- What is asked -
Find the line containing "Write the TikZ code for this diagram.". Quote it and every line after it, exactly, through the end; skip pictures.

(Source code of charts)
/---

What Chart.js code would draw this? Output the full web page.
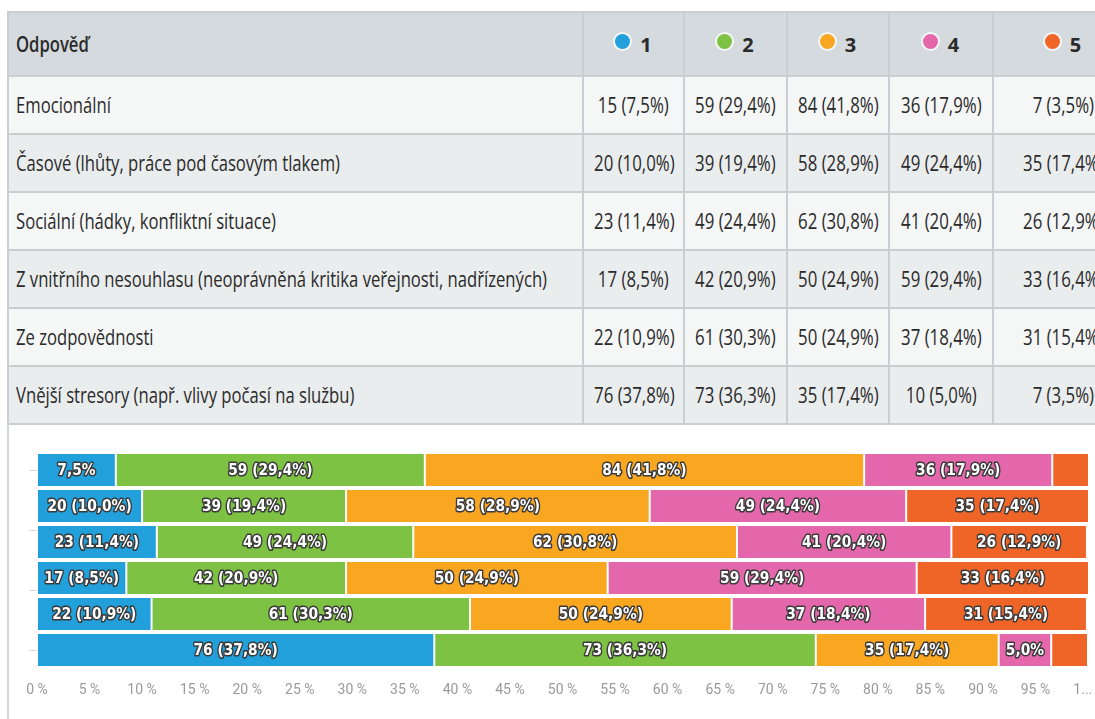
<!DOCTYPE html>
<html><head><meta charset="utf-8">
<script src="https://cdn.jsdelivr.net/npm/chart.js@4.4.1/dist/chart.umd.min.js"></script>
<style>
html,body{margin:0;padding:0;background:#fff;overflow:hidden;width:1095px;height:719px;}
#wrap{position:absolute;left:0;top:0;width:1095px;height:719px;overflow:hidden;}
table{position:absolute;left:7px;top:11px;width:1125px;border-collapse:collapse;table-layout:fixed;
  font-family:'Open Sans','Noto Sans',sans-serif;font-size:21px;color:#2a2a2a;}
td,th{border:2px solid #c8ced1;padding:0;white-space:nowrap;overflow:hidden;}
th{background:#d4dadd;font-weight:normal;height:62px;}
td{height:56px;}
tr.odd td{background:#f5f6f6;}
tr.even td{background:#eaeded;}
.lab{text-align:left;padding-left:7px;}
.val{text-align:center;}
th.lab{font-weight:600;}
th.val{font-weight:bold;font-size:20px;}
.t{display:inline-block;transform-origin:0 50%;}
.v{display:inline-block;transform-origin:50% 50%;}
.dot{display:inline-block;width:15px;height:15px;border-radius:50%;margin-right:10px;position:relative;top:-5px;box-shadow:0 0 0 2px rgba(255,255,255,0.75);vertical-align:middle;}
#cbox{position:absolute;left:0;top:425px;width:1095px;height:294px;}
#vline{position:absolute;left:7px;top:423px;width:2px;height:296px;background:#d3d6d8;}
</style></head>
<body><div id="wrap">
<table id="tbl"><colgroup><col style="width:575px"><col style="width:101px"><col style="width:103px"><col style="width:102px"><col style="width:104px"><col style="width:140px"></colgroup>
<thead><tr id="hrow"></tr></thead><tbody id="tbody"></tbody></table>
<div id="vline"></div>
<div id="cbox"><canvas id="c" width="1095" height="294"></canvas></div>
</div>
<script>
const headerLabel = 'Odpověď';
const categories = [
  'Emocionální',
  'Časové (lhůty, práce pod časovým tlakem)',
  'Sociální (hádky, konfliktní situace)',
  'Z vnitřního nesouhlasu (neoprávněná kritika veřejnosti, nadřízených)',
  'Ze zodpovědnosti',
  'Vnější stresory (např. vlivy počasí na službu)'
];
const seriesNames = ['1','2','3','4','5'];
const seriesColors = ['#22a0db','#7dc242','#f9a621','#e466ab','#ef6527'];

const count1 = [15,20,23,17,22,76];
const count2 = [59,39,49,42,61,73];
const count3 = [84,58,62,50,50,35];
const count4 = [36,49,41,59,37,10];
const count5 = [7,35,26,33,31,7];

const pct1 = [7.5,10.0,11.4,8.5,10.9,37.8];
const pct2 = [29.4,19.4,24.4,20.9,30.3,36.3];
const pct3 = [41.8,28.9,30.8,24.9,24.9,17.4];
const pct4 = [17.9,24.4,20.4,29.4,18.4,5.0];
const pct5 = [3.5,17.4,12.9,16.4,15.4,3.5];

const xTickValues = [0,5,10,15,20,25,30,35,40,45,50,55,60,65,70,75,80,85,90,95,100];

const counts = [count1,count2,count3,count4,count5];
const pcts = [pct1,pct2,pct3,pct4,pct5];
const fmtP = p => p.toFixed(1).replace('.',',') + '%';
const fmtFull = (n,p) => n + ' (' + fmtP(p) + ')';

// table
const hrow = document.getElementById('hrow');
let h = '<th class="lab"><span class="t">' + headerLabel + '</span></th>';
seriesNames.forEach((s,i)=>{ h += '<th class="val"><span class="dot" style="background:'+seriesColors[i]+'"></span>'+s+'</th>'; });
hrow.innerHTML = h;
const tb = document.getElementById('tbody');
categories.forEach((c,r)=>{
  const tr = document.createElement('tr');
  tr.className = (r%2===0)?'odd':'even';
  let s = '<td class="lab"><span class="t">'+c+'</span></td>';
  for(let k=0;k<5;k++) s += '<td class="val"><span class="v">'+fmtFull(counts[k][r], pcts[k][r])+'</span></td>';
  tr.innerHTML = s;
  tb.appendChild(tr);
});
// condense text horizontally to match the narrow face of the original
const labSpans = document.querySelectorAll('td .t');
const longest = labSpans[3].getBoundingClientRect().width;
const sL = 531 / longest;
document.querySelectorAll('.t').forEach(e=>{ e.style.transform = 'scaleX(' + sL + ')'; });
const valSpans = document.querySelectorAll('.v');
const sV = 71 / valSpans[0].getBoundingClientRect().width;
valSpans.forEach(e=>{ e.style.transform = 'scaleX(' + sV + ')'; });

const LSCALE = 0.86;
const labelPlugin = {
  id:'segLabels',
  afterDatasetsDraw(chart){
    const ctx = chart.ctx; ctx.save();
    ctx.font = 'bold 16px "DejaVu Sans", sans-serif';
    ctx.textAlign='center'; ctx.textBaseline='middle'; ctx.lineJoin='round';
    chart.data.datasets.forEach((ds,di)=>{
      const meta = chart.getDatasetMeta(di);
      meta.data.forEach((bar,i)=>{
        const w = Math.abs(bar.x - bar.base);
        const full = fmtFull(counts[di][i], pcts[di][i]);
        const short = fmtP(pcts[di][i]);
        let t = null;
        if (ctx.measureText(full).width*LSCALE + 12 < w) t = full;
        else if (ctx.measureText(short).width*LSCALE + 3 < w) t = short;
        if (!t) return;
        const cx = (bar.x + bar.base)/2;
        ctx.save();
        ctx.translate(cx, bar.y + 1);
        ctx.scale(LSCALE, 1);
        ctx.lineWidth = 3.2; ctx.strokeStyle = '#3a3a3a'; ctx.strokeText(t, 0, 0);
        ctx.fillStyle = '#ffffff'; ctx.fillText(t, 0, 0);
        ctx.restore();
      });
    });
    ctx.restore();
  }
};

new Chart(document.getElementById('c'), {
  type:'bar',
  data:{
    labels: categories,
    datasets: seriesNames.map((s,i)=>({
      label:s, data:pcts[i], backgroundColor:seriesColors[i],
      borderColor:'rgba(255,255,255,0.65)', borderWidth:1, borderSkipped:false,
      barPercentage:0.95, categoryPercentage:1
    }))
  },
  options:{
    indexAxis:'y', responsive:false, animation:false, devicePixelRatio:1,
    layout:{padding:{left:29,right:7,top:27,bottom:20}},
    plugins:{legend:{display:false}, tooltip:{enabled:false}},
    scales:{
      x:{stacked:true, min:0, max:100, position:'bottom',
        afterBuildTicks: ax => { ax.ticks = xTickValues.map(v=>({value:v})); },
        afterFit: ax => { ax.paddingLeft = 0; ax.paddingRight = 0; ax.height = 31; },
        grid:{display:false}, border:{display:false},
        ticks:{padding:6, color:'#9a9a9a', font:{family:'Roboto', size:14},
          maxRotation:0, autoSkip:false,
          callback: v => v===100 ? '1...\u00a0\u00a0\u00a0' : v + ' %'}
      },
      y:{stacked:true, display:false},
      y2:{type:'linear', position:'left', min:-0.5, max:5.5, reverse:true,
        afterBuildTicks: ax => { ax.ticks = [{value:0},{value:2.5},{value:5}]; },
        afterFit: ax => { ax.width = 8; ax.paddingTop = 0; ax.paddingBottom = 0; },
        ticks:{display:false}, border:{display:false},
        grid:{drawOnChartArea:false, tickLength:8, color:'#dcdcdc'}
      }
    }
  },
  plugins:[labelPlugin]
});
</script>
</body></html>
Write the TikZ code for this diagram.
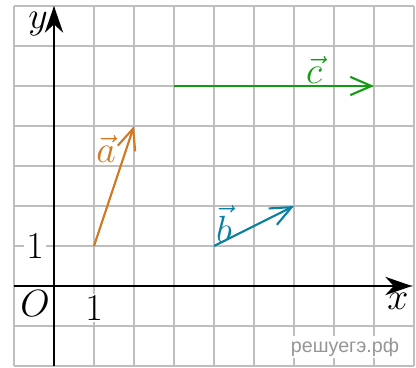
\documentclass[tikz,border=0pt]{standalone}
\usepackage{fontspec}
\newfontfamily\wmfont{Liberation Sans}
\usetikzlibrary{arrows.meta}
\definecolor{gridc}{RGB}{190,190,190}
\definecolor{veca}{RGB}{209,120,34}
\definecolor{vecb}{RGB}{10,128,163}
\definecolor{vecc}{RGB}{20,155,20}
\definecolor{wmc}{RGB}{150,150,150}
\tikzset{
  gridline/.style={draw=gridc, line width=1pt},
  axis/.style={line width=1.5pt, -{Stealth[length=19pt,width=13pt,inset=6pt]}},
  vecline/.style={line width=1.5pt, -{Straight Barb[length=15pt,width=13pt,line width=1.5pt]}},
  lab/.style={font=\fontsize{20}{24}\selectfont, inner sep=1pt, scale=1.3},
  wlab/.style={lab, fill=white},
}
\begin{document}
\begin{tikzpicture}
\useasboundingbox (-1.35,-2.025) rectangle (9.05,7.15);
\draw[gridline] (-1,-2) grid (9,7);
% axes
\coordinate (xs) at (-1,0);
\coordinate (xe) at (8.95,0);
\coordinate (ys) at (0,-2);
\coordinate (ye) at (0,7);
\draw[axis] (xs) -- (xe);
\draw[axis] (ys) -- (ye);
% labels
\node[lab] (ly) at (-0.4,6.55) {$y$};
\node[lab] (lx) at (8.6,-0.38) {$x$};
\node[wlab] (lo) at (-0.475,-0.45) {$O$};
\node[wlab] (l1x) at (1,-0.55) {$1$};
\node[wlab] (l1y) at (-0.475,1) {$1$};
% vectors
\coordinate (a0) at (1,1);
\coordinate (a1) at (2,4);
\coordinate (b0) at (4,1);
\coordinate (b1) at (6,2);
\coordinate (c0) at (3,5);
\coordinate (c1) at (8,5);
\draw[vecline, veca] (a0) -- (a1);
\draw[vecline, vecb] (b0) -- (b1);
\draw[vecline, vecc] (c0) -- (c1);
\node[lab, text=veca] (la) at (1.3,3.42) {$\vec{a}$};
\node[lab, text=vecb] (lb) at (4.25,1.55) {$\vec{b}$};
\node[lab, text=vecc] (lc) at (6.5,5.4) {$\vec{c}$};
% watermark
\node[fill=white, text=wmc, inner sep=1pt, font=\wmfont\fontsize{14}{16}\selectfont] (wm) at (7.275,-1.525) {решуегэ.рф};
\end{tikzpicture}
\end{document}
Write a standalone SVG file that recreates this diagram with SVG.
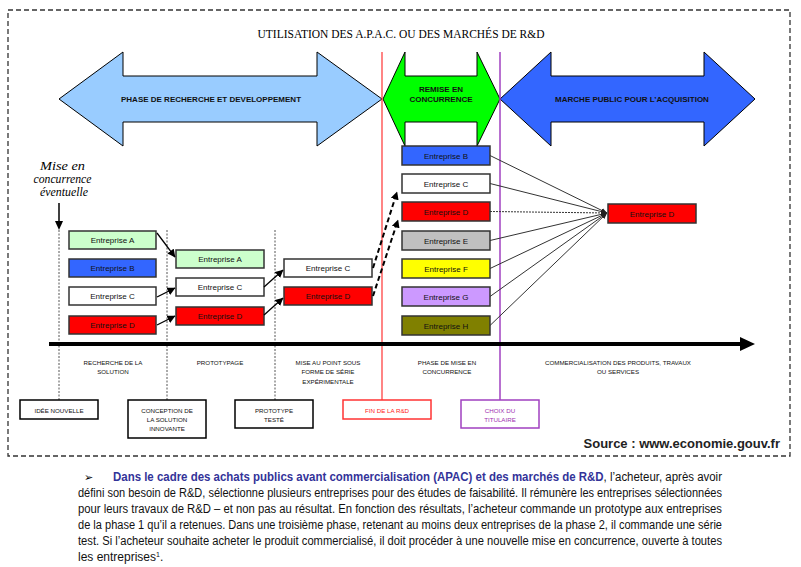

\---

- Solved problem -
Write the TikZ code for this diagram.
\documentclass[tikz,border=0pt]{standalone}
\usepackage{fontspec}
\newfontfamily\wmfont{Liberation Sans}
\usetikzlibrary{arrows.meta}
\definecolor{gridc}{RGB}{190,190,190}
\definecolor{veca}{RGB}{209,120,34}
\definecolor{vecb}{RGB}{10,128,163}
\definecolor{vecc}{RGB}{20,155,20}
\definecolor{wmc}{RGB}{150,150,150}
\tikzset{
  gridline/.style={draw=gridc, line width=1pt},
  axis/.style={line width=1.5pt, -{Stealth[length=19pt,width=13pt,inset=6pt]}},
  vecline/.style={line width=1.5pt, -{Straight Barb[length=15pt,width=13pt,line width=1.5pt]}},
  lab/.style={font=\fontsize{20}{24}\selectfont, inner sep=1pt, scale=1.3},
  wlab/.style={lab, fill=white},
}
\begin{document}
\begin{tikzpicture}
\useasboundingbox (-1.35,-2.025) rectangle (9.05,7.15);
\draw[gridline] (-1,-2) grid (9,7);
% axes
\coordinate (xs) at (-1,0);
\coordinate (xe) at (8.95,0);
\coordinate (ys) at (0,-2);
\coordinate (ye) at (0,7);
\draw[axis] (xs) -- (xe);
\draw[axis] (ys) -- (ye);
% labels
\node[lab] (ly) at (-0.4,6.55) {$y$};
\node[lab] (lx) at (8.6,-0.38) {$x$};
\node[wlab] (lo) at (-0.475,-0.45) {$O$};
\node[wlab] (l1x) at (1,-0.55) {$1$};
\node[wlab] (l1y) at (-0.475,1) {$1$};
% vectors
\coordinate (a0) at (1,1);
\coordinate (a1) at (2,4);
\coordinate (b0) at (4,1);
\coordinate (b1) at (6,2);
\coordinate (c0) at (3,5);
\coordinate (c1) at (8,5);
\draw[vecline, veca] (a0) -- (a1);
\draw[vecline, vecb] (b0) -- (b1);
\draw[vecline, vecc] (c0) -- (c1);
\node[lab, text=veca] (la) at (1.3,3.42) {$\vec{a}$};
\node[lab, text=vecb] (lb) at (4.25,1.55) {$\vec{b}$};
\node[lab, text=vecc] (lc) at (6.5,5.4) {$\vec{c}$};
% watermark
\node[fill=white, text=wmc, inner sep=1pt, font=\wmfont\fontsize{14}{16}\selectfont] (wm) at (7.275,-1.525) {решуегэ.рф};
\end{tikzpicture}
\end{document}
Write a standalone SVG file that recreates this diagram with SVG.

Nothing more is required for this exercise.